One of the girls raised her hand as if she were in class. The man in the cap acknowledged her, and then shortly, she and two girl friends descended the steps of the gazebo.

The first girl, wearing a pink jacket, was talking into her cell phone – as I recall the phone had a kind of lime green sleeve around it, as if that means anything. The girls - young women, perhaps I should say, it’s hard for me to know anymore - approached the bench where I was taking notes about apparently anything.

No one but me seemed to notice.

Two of the girls walked on, and the one with the phone went back, up the steps of the gazebo, and rejoined the other listening kids.

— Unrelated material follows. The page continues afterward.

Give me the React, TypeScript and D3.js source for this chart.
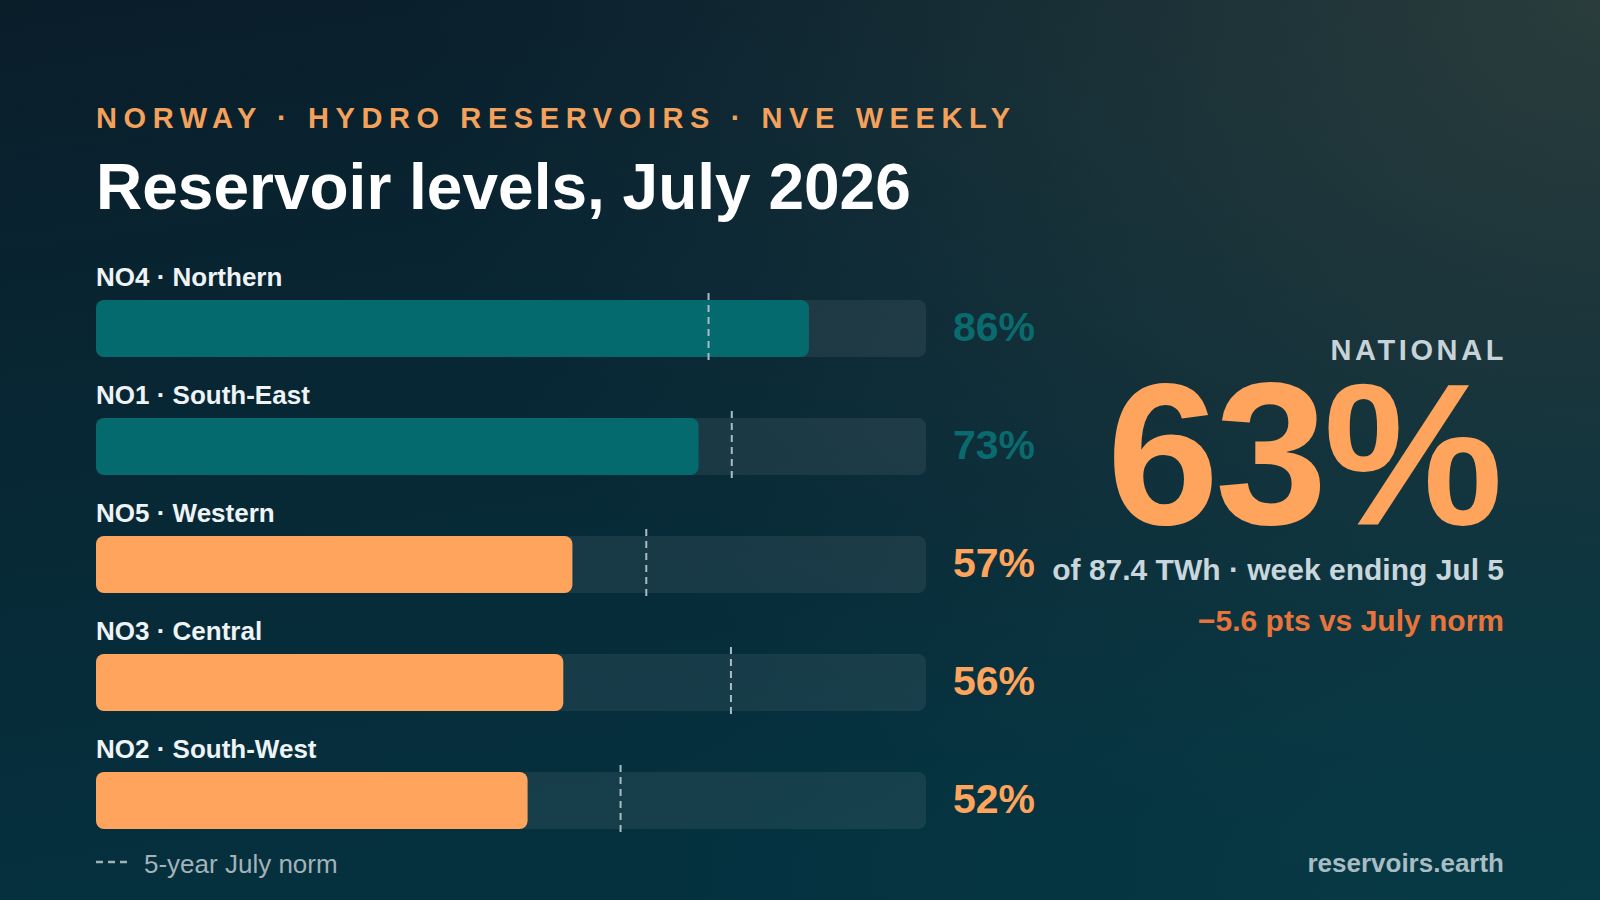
import React from "react";
import * as d3 from "d3";

const regions = ["NO4 · Northern", "NO1 · South-East", "NO5 · Western", "NO3 · Central", "NO2 · South-West"];
const levels = [85.9, 72.6, 57.4, 56.3, 52.0];
const norms = [73.8, 76.6, 66.3, 76.5, 63.2];
const colorGroup = ["teal", "teal", "orange", "orange", "orange"];

const kicker = "NORWAY · HYDRO RESERVOIRS · NVE WEEKLY";
const title = "Reservoir levels, July 2026";
const nationalLabel = "NATIONAL";
const nationalValue = 63;
const nationalSub = "of 87.4 TWh · week ending Jul 5";
const nationalDelta = "−5.6 pts vs July norm";
const legendText = "5-year July norm";
const source = "reservoirs.earth";

const W = 1600;
const H = 900;
const FONT = "'Liberation Sans', Arial, Helvetica, sans-serif";

const TEAL = "#046a6e";
const TEAL_TEXT = "#0a6b6e";
const ORANGE = "#ffa45c";
const DELTA = "#e8743b";

export default function App() {
  const x = d3.scaleLinear().domain([0, 100]).range([96, 926]);
  const y = d3.scaleBand<string>().domain(regions).range([300, 890]).paddingInner(0);
  const barH = 57;

  return (
    <div style={{ position: "fixed", left: 0, top: 0, width: W, height: H }}>
      <svg width={W} height={H} style={{ display: "block" }} fontFamily={FONT}>
        <defs>
          <linearGradient id="bg" x1="0" y1="0" x2="0.25" y2="1">
            <stop offset="0" stopColor="#0a1e2a" />
            <stop offset="1" stopColor="#05313f" />
          </linearGradient>
          <radialGradient id="glow" cx="1" cy="0" r="0.75" gradientUnits="objectBoundingBox" gradientTransform="translate(0,0) scale(1,1.4)">
            <stop offset="0" stopColor="#30413e" stopOpacity="0.85" />
            <stop offset="0.5" stopColor="#2a3f40" stopOpacity="0.42" />
            <stop offset="1" stopColor="#1a3540" stopOpacity="0" />
          </radialGradient>
          <radialGradient id="glow2" cx="1" cy="1" r="0.6">
            <stop offset="0" stopColor="#074049" stopOpacity="0.6" />
            <stop offset="1" stopColor="#074049" stopOpacity="0" />
          </radialGradient>
        </defs>
        <rect width={W} height={H} fill="url(#bg)" />
        <rect width={W} height={H} fill="url(#glow)" />
        <rect width={W} height={H} fill="url(#glow2)" />

        <text x={96} y={128} fill="#f4a15c" fontSize={29} fontWeight={700} letterSpacing={6.6}>
          {kicker}
        </text>
        <text x={96} y={209} fill="#ffffff" fontSize={64} fontWeight={700}>
          {title}
        </text>

        {regions.map((r, i) => {
          const top = (y(r) as number);
          const isTeal = colorGroup[i] === "teal";
          return (
            <g key={r}>
              <text x={96} y={top - 14} fill="#eef3f5" fontSize={26} fontWeight={700}>
                {r}
              </text>
              <rect x={x(0)} y={top} width={x(100) - x(0)} height={barH} rx={8} fill="#ffffff" fillOpacity={0.07} />
              <rect x={x(0)} y={top} width={x(levels[i]) - x(0)} height={barH} rx={8} fill={isTeal ? TEAL : ORANGE} />
              <line
                x1={x(norms[i])}
                x2={x(norms[i])}
                y1={top - 7}
                y2={top + barH + 7}
                stroke="#a9bcc4"
                strokeWidth={2}
                strokeDasharray="7 5"
              />
              <text x={953} y={top + barH / 2 + 12} fill={isTeal ? TEAL_TEXT : ORANGE} fontSize={41} fontWeight={700}>
                {Math.round(levels[i])}%
              </text>
            </g>
          );
        })}

        <line x1={96} x2={130} y1={862} y2={862} stroke="#9fb1b9" strokeWidth={2.5} strokeDasharray="7 5" />
        <text x={144} y={873} fill="#a2b3ba" fontSize={26}>
          {legendText}
        </text>

        <text x={1507} y={360} textAnchor="end" fill="#c7d3d8" fontSize={29} fontWeight={700} letterSpacing={3.6}>
          {nationalLabel}
        </text>
        <text x={1499} y={524} textAnchor="end" fill={ORANGE} fontSize={202} fontWeight={700} letterSpacing={-4}>
          {nationalValue}%
        </text>
        <text x={1504} y={580} textAnchor="end" fill="#c9d6db" fontSize={30} fontWeight={700}>
          {nationalSub}
        </text>
        <text x={1504} y={631} textAnchor="end" fill={DELTA} fontSize={30} fontWeight={700}>
          {nationalDelta}
        </text>

        <text x={1504} y={872} textAnchor="end" fill="#a8bcc4" fontSize={26} fontWeight={700}>
          {source}
        </text>
      </svg>
    </div>
  );
}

After several minutes more, the man with the cap picked up his skateboard and left, halting partway down the sidewalk, as he was heading away from me, and then he, too, stopped and was talking to someone on his cell phone.

Now I don’t have a cell phone, and as you can see, I followed almost none of the actual conversations I observed. From where I sit, a nondescript older man, I can hear the swings squeaking from the playground on the other side of Mass.

Maybe I’ll wander over there and see what all that racket is all about.